In the ongoing pursuit to create the best racket possible for the world-class player, Wilson Tennis has released its latest line of Blade rackets with Countervail technology.
Based on the premise of providing the athlete with more feel and less shock per stroke, Countervail technology is perhaps the best addition that Wilson has brought forth to date in their performance frames.
Starting off with Milos Raonic’s latest Wilson Blade 98S CV in an 18×16 string pattern, we were immediately impressed with the solid feel of the frame through ground-strokes and volleys. The strung weight of 11.1 ounces seemed to be just right for this particular racket, as intermediate to advanced players will appreciate the plow-through from the baseline, and the tremendous spin potential that was generated. Another positive attribute about this frame was its relatively low stiffness index of 65. For a racket that produced as much power at the Blade 98S CV, it was surprising how flexible and non fatiguing it was on our play-tester’s dominate arm.

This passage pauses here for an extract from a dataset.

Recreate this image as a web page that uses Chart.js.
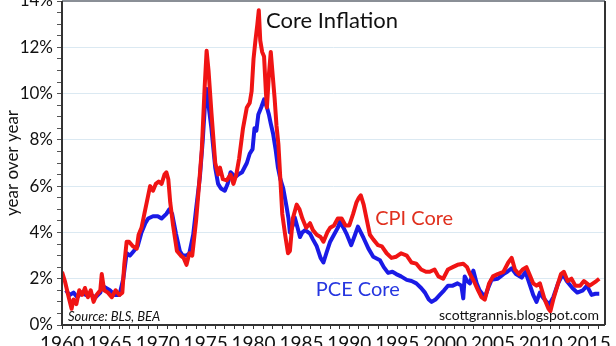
<!DOCTYPE html>
<html>
<head>
<meta charset="utf-8">
<script src="https://cdn.jsdelivr.net/npm/chart.js@4.4.1/dist/chart.umd.min.js"></script>
<style>
  html, body { margin: 0; padding: 0; background: #fff; }
  #chart { display: block; }
</style>
</head>
<body>
<canvas id="chart" width="616" height="346"></canvas>
<script>
// Core CPI, year over year (%)
const cpiYears = [
  1960.0, 1960.3, 1960.7, 1961.0, 1961.2, 1961.5, 1961.8, 1962.1, 1962.4, 1962.7,
  1963.0, 1963.3, 1963.6, 1964.0, 1964.15, 1964.4, 1964.8, 1965.2, 1965.6, 1966.0,
  1966.3, 1966.5, 1966.75, 1967.0, 1967.4, 1967.8, 1968.0, 1968.3, 1968.6, 1969.0,
  1969.2, 1969.5, 1969.8, 1970.1, 1970.4, 1970.7, 1970.9, 1971.1, 1971.3, 1971.6,
  1972.0, 1972.4, 1972.7, 1973.0, 1973.3, 1973.6, 1974.0, 1974.3, 1974.6, 1974.9,
  1975.1, 1975.3, 1975.6, 1976.0, 1976.3, 1976.5, 1976.8, 1977.2, 1977.6, 1977.9,
  1978.2, 1978.5, 1978.9, 1979.3, 1979.6, 1979.8, 1980.0, 1980.2, 1980.4, 1980.55,
  1980.7, 1980.9, 1981.1, 1981.3, 1981.4, 1981.6, 1981.8, 1982.0, 1982.2, 1982.4,
  1982.6, 1982.8, 1983.0, 1983.3, 1983.6, 1983.8, 1984.1, 1984.5, 1984.8, 1985.1,
  1985.5, 1985.9, 1986.2, 1986.6, 1987.0, 1987.3, 1987.7, 1988.0, 1988.4, 1988.8,
  1989.2, 1989.6, 1990.0, 1990.4, 1990.75, 1991.0, 1991.2, 1991.5, 1991.8, 1992.15,
  1992.5, 1993.0, 1993.4, 1993.9, 1994.4, 1994.9, 1995.4, 1996.0, 1996.5, 1997.0,
  1997.5, 1998.0, 1998.4, 1998.9, 1999.3, 1999.8, 2000.3, 2000.8, 2001.3, 2001.9,
  2002.3, 2002.6, 2003.0, 2003.45, 2003.8, 2004.15, 2004.6, 2005.0, 2005.5, 2006.1,
  2006.6, 2006.95, 2007.3, 2007.7, 2008.1, 2008.5, 2008.8, 2009.2, 2009.55, 2009.9,
  2010.4, 2010.8, 2011.0, 2011.3, 2011.8, 2012.1, 2012.4, 2012.8, 2013.2, 2013.6,
  2014.1, 2014.5, 2014.8, 2015.1, 2015.45, 2015.8, 2016.1
];
const cpiValues = [
  2.3, 1.9, 1.2, 0.7, 1.1, 0.9, 1.5, 1.3, 1.6, 1.2,
  1.5, 1.0, 1.3, 1.5, 2.2, 1.5, 1.4, 1.2, 1.5, 1.3,
  1.4, 2.6, 3.6, 3.6, 3.4, 3.3, 3.9, 4.2, 4.8, 5.6,
  6.0, 5.8, 6.1, 6.2, 6.1, 6.5, 6.6, 6.3, 5.3, 4.3,
  3.2, 3.0, 2.9, 2.6, 3.1, 3.0, 4.5, 6.0, 7.6, 10.3,
  11.85, 11.0, 9.2, 7.0, 6.5, 6.8, 6.3, 6.25, 6.5, 6.1,
  6.5, 7.2, 8.5, 9.4, 9.6, 10.1, 11.5, 12.3, 13.0, 13.6,
  12.3, 11.8, 11.6, 10.0, 9.4, 10.8, 11.8, 10.8, 9.8, 8.6,
  7.8, 6.3, 4.8, 3.9, 3.1, 3.2, 4.6, 5.2, 5.0, 4.6,
  4.2, 4.4, 4.1, 3.9, 3.8, 3.6, 4.0, 4.2, 4.3, 4.6,
  4.6, 4.3, 4.3, 4.8, 5.3, 5.5, 5.6, 5.2, 4.6, 3.9,
  3.7, 3.45, 3.4, 3.1, 2.9, 2.95, 3.1, 3.0, 2.7, 2.65,
  2.4, 2.3, 2.3, 2.4, 2.1, 2.0, 2.4, 2.5, 2.6, 2.65,
  2.5, 2.2, 1.9, 1.5, 1.2, 1.1, 1.8, 2.1, 2.2, 2.3,
  2.7, 2.9, 2.4, 2.2, 2.4, 2.5, 2.2, 1.8, 1.7, 1.8,
  1.1, 0.7, 0.6, 1.1, 1.8, 2.2, 2.3, 1.9, 2.0, 1.7,
  1.7, 1.9, 1.8, 1.7, 1.8, 1.9, 2.0
];

// Core PCE deflator, year over year (%)
const pceYears = [
  1960.4, 1960.8, 1961.2, 1961.6, 1962.0, 1962.5, 1963.0, 1963.5, 1964.0, 1964.2,
  1964.6, 1965.0, 1965.5, 1966.0, 1966.4, 1966.75, 1967.1, 1967.5, 1967.9, 1968.3,
  1968.7, 1969.0, 1969.5, 1970.0, 1970.4, 1970.9, 1971.2, 1971.5, 1971.9, 1972.3,
  1972.6, 1973.0, 1973.3, 1973.7, 1974.0, 1974.4, 1974.7, 1975.0, 1975.1, 1975.3,
  1975.6, 1976.0, 1976.3, 1976.6, 1977.0, 1977.3, 1977.6, 1978.1, 1978.4, 1978.8,
  1979.3, 1979.6, 1979.9, 1980.1, 1980.3, 1980.5, 1980.8, 1981.1, 1981.4, 1981.6,
  1981.8, 1982.05, 1982.3, 1982.55, 1982.8, 1983.1, 1983.45, 1983.65, 1983.8, 1984.1,
  1984.3, 1984.6, 1984.85, 1985.1, 1985.4, 1985.9, 1986.2, 1986.6, 1987.0, 1987.3,
  1987.6, 1988.0, 1988.4, 1988.8, 1989.0, 1989.4, 1989.7, 1990.2, 1990.6, 1990.9,
  1991.2, 1991.5, 1992.0, 1992.5, 1993.2, 1993.6, 1994.05, 1994.5, 1994.9, 1995.4,
  1996.0, 1996.5, 1997.0, 1997.5, 1997.9, 1998.3, 1998.6, 1999.0, 1999.45, 1999.9,
  2000.3, 2000.8, 2001.3, 2001.7, 2001.9, 2002.05, 2002.3, 2002.6, 2002.95, 2003.3,
  2003.6, 2004.15, 2004.5, 2004.85, 2005.5, 2006.1, 2006.5, 2006.95, 2007.4, 2008.0,
  2008.4, 2008.8, 2009.2, 2009.55, 2009.9, 2010.2, 2010.6, 2010.9, 2011.3, 2011.8,
  2012.3, 2012.7, 2013.3, 2013.8, 2014.4, 2014.8, 2015.3, 2015.7, 2016.1
];
const pceValues = [
  1.5, 1.3, 1.4, 1.2, 1.4, 1.3, 1.3, 1.2, 1.4, 1.7,
  1.6, 1.5, 1.3, 1.3, 2.0, 3.1, 3.0, 3.2, 3.4, 4.0,
  4.4, 4.6, 4.7, 4.7, 4.6, 4.8, 5.0, 4.8, 3.95, 3.2,
  3.0, 3.0, 3.1, 3.9, 5.0, 6.4, 8.0, 10.0, 10.2, 9.5,
  8.5, 6.8, 6.1, 5.9, 5.8, 6.1, 6.6, 6.4, 6.5, 6.6,
  7.0, 7.4, 7.6, 8.5, 8.4, 9.1, 9.4, 9.75, 9.4, 9.1,
  8.7, 8.25, 7.6, 6.8, 6.3, 5.9, 5.1, 4.6, 4.0, 4.3,
  4.65, 4.2, 3.8, 4.0, 4.1, 3.95, 3.7, 3.4, 2.9, 2.7,
  3.1, 3.6, 3.9, 4.2, 4.45, 4.2, 3.95, 3.45, 3.9, 4.25,
  4.0, 3.75, 3.3, 2.95, 2.8, 2.5, 2.25, 2.3, 2.2, 2.1,
  1.95, 1.9, 1.8, 1.6, 1.4, 1.1, 1.0, 1.1, 1.3, 1.5,
  1.7, 1.7, 1.8, 1.7, 1.15, 2.1, 1.9, 1.8, 2.35, 1.8,
  1.5, 1.2, 1.6, 1.95, 2.0, 2.2, 2.3, 2.45, 2.2, 2.05,
  2.3, 1.8, 1.3, 1.0, 1.4, 1.2, 1.0, 0.9, 1.2, 1.8,
  2.2, 1.9, 1.6, 1.4, 1.5, 1.7, 1.3, 1.35, 1.35
];

const yearMin = 1960;
const yearMax = 2016.7;
const pctMax = 14;

const FONT = "Lato, 'Open Sans', sans-serif";

// text drawn on the chart
const chartTitle = "Core Inflation";
const cpiLabel = "CPI Core";
const pceLabel = "PCE Core";
const sourceNote = "Source: BLS, BEA";
const siteNote = "scottgrannis.blogspot.com";

const toPoints = (xs, ys) => xs.map((x, i) => ({ x: x, y: ys[i] }));

const overlayPlugin = {
  id: "overlay",
  afterDraw(chart) {
    const { ctx, chartArea: a, scales } = chart;
    ctx.save();

    // plot frame
    ctx.strokeStyle = "#8a8f96";
    ctx.lineWidth = 2;
    ctx.beginPath();
    ctx.moveTo(a.left, a.top);
    ctx.lineTo(a.right, a.top);
    ctx.stroke();
    ctx.strokeStyle = "#333";
    ctx.beginPath();
    ctx.moveTo(a.right, a.top);
    ctx.lineTo(a.right, a.bottom);
    ctx.moveTo(a.left, a.top);
    ctx.lineTo(a.left, a.bottom);
    ctx.lineTo(a.right, a.bottom);
    ctx.stroke();

    ctx.textBaseline = "middle";
    ctx.textAlign = "center";
    ctx.fillStyle = "#111";
    ctx.font = "22px " + FONT;
    ctx.fillText(chartTitle, scales.x.getPixelForValue(1988.2), 21);

    ctx.textAlign = "left";
    ctx.fillStyle = "#e0301e";
    ctx.font = "20px " + FONT;
    ctx.fillText(cpiLabel, scales.x.getPixelForValue(1992.7), scales.y.getPixelForValue(4.62));

    ctx.fillStyle = "#2636e0";
    ctx.fillText(pceLabel, scales.x.getPixelForValue(1986.5), scales.y.getPixelForValue(1.55));

    ctx.fillStyle = "#111";
    ctx.font = "italic 13px " + FONT;
    ctx.fillText(sourceNote, a.left + 6, 317);

    ctx.textAlign = "right";
    ctx.font = "14px " + FONT;
    ctx.fillText(siteNote, a.right - 6, 315);

    ctx.restore();
  }
};

new Chart(document.getElementById("chart"), {
  type: "line",
  data: {
    datasets: [
      {
        label: cpiLabel,
        data: toPoints(cpiYears, cpiValues),
        borderColor: "#f01414",
        borderWidth: 4,
        pointRadius: 0,
        tension: 0,
        borderJoinStyle: "round"
      },
      {
        label: pceLabel,
        data: toPoints(pceYears, pceValues),
        borderColor: "#1a1ae6",
        borderWidth: 4,
        pointRadius: 0,
        tension: 0,
        borderJoinStyle: "round"
      }
    ]
  },
  options: {
    responsive: false,
    animation: false,
    devicePixelRatio: 1,
    layout: { padding: { top: 1, right: 11, left: 0, bottom: 0 } },
    plugins: {
      legend: { display: false },
      tooltip: { enabled: false },
      title: { display: false }
    },
    scales: {
      x: {
        type: "linear",
        min: yearMin,
        max: yearMax,
        border: { display: false },
        grid: {
          drawOnChartArea: false,
          tickLength: 4,
          tickColor: "#333",
          tickWidth: 1
        },
        ticks: {
          stepSize: 1,
          autoSkip: false,
          includeBounds: false,
          maxRotation: 0,
          padding: 3,
          color: "#111",
          font: { family: FONT, size: 19 },
          callback: v => (v % 5 === 0 ? String(v) : "")
        },
        afterFit: s => { s.height = 21; s.paddingLeft = 0; s.paddingRight = 0; }
      },
      y: {
        min: 0,
        max: pctMax,
        border: { display: false },
        grid: {
          color: ctx => (ctx.tick && ctx.tick.value % 2 === 0 && ctx.tick.value > 0 && ctx.tick.value < pctMax) ? "#dbe9f2" : "rgba(0,0,0,0)",
          lineWidth: 1,
          tickLength: 5,
          tickColor: "#555"
        },
        ticks: {
          stepSize: 0.5,
          autoSkip: false,
          padding: 4,
          color: "#111",
          font: { family: FONT, size: 17 },
          callback: v => (v % 2 === 0 ? v + "%" : "")
        },
        title: {
          display: true,
          text: "year over year",
          color: "#111",
          font: { family: FONT, size: 17 },
          padding: { top: 2, bottom: 0 }
        },
        afterFit: s => { s.width = 62; s.paddingTop = 0; s.paddingBottom = 0; }
      }
    }
  },
  plugins: [overlayPlugin]
});
</script>
</body>
</html>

Other features of this racket saw adequate speed generated on flat serves and returns, while spin serves and slice backhands were hit at a more than adequate level.
From an aesthetic standpoint, the sleek finish of this frame was very reminiscent of the Wilson Pro Staff RF97 Autograph. We anticipate that more racket manufacturers will heading down this route in terms of their racket cosmetics, which are highlighted by a matte and glossy finish.
All in all, Raonic’s latest racket of choice is a stable frame that will provide ample spin and control for the intermediate to advanced player.
Moving up in head size and power, Serena Williams’ latest Wilson Blade SW 104 Autograph packs a serious punch for the beginner to advanced level player. Providing a bigger sweet spot than the Blade 98S CV, the Blade SW 104 Autograph also comes in with a lighter weight but is slighter stiffer. The longer length of the racket at 28 inches will also benefit players that are looking for that extra pop and reach on their shots.
Returning serve and hitting overheads were perhaps the two biggest advantages of this racket due in large part to its increased sweet spot, but the ability to tee-off on countless returns will certainly leave a smile on any player’s face. Ground-strokes and volleys will take some getting used to with the Wilson Blade SW 104 Autograph, as the increased head-size does lead to more power and ultimately less control. However, if a player has the ability to produce more spin on their shots when required, then the desired control can be achieved.
Compatible with the Sony Smart Tennis Sensor, the Blade SW 104 Autograph also features Power Holes and Parallel Drilling, two highlights of this frame that allow for greater string absorption.
Ultimately, for the player that enjoys doubles and favors their return of serve, the Wilson Blade SW 104 Autograph would be a great option to choose.
If you’re looking for updated news on the Blade series of racket, or their star-studded cast of top-flight professionals, make sure to check them out on Twitter @WilsonTennis.
Nima Naderi is the Founder/Creative Director of Tennis Connected.com. He is also an award winning coach with the PTR and has over 20 years of coaching experience.
Hi, thank you for the review on the new Blade rackets. However, the 104 you reviewed is NOT the Serena Autograph. There are two 104s this year, a newer version of last year’s, though I am told it is merely a cosmetic update and the Serena Autograph, which is 28 inches long and weighs more than 10.8 stung. I think mid-11s but not really sure since the specs haven’t been made public beyond that.
Hi Matt, the racquet we reviewed is in fact the SW Autograph. I updated the specs in the article. It will be released in January. Thanks again.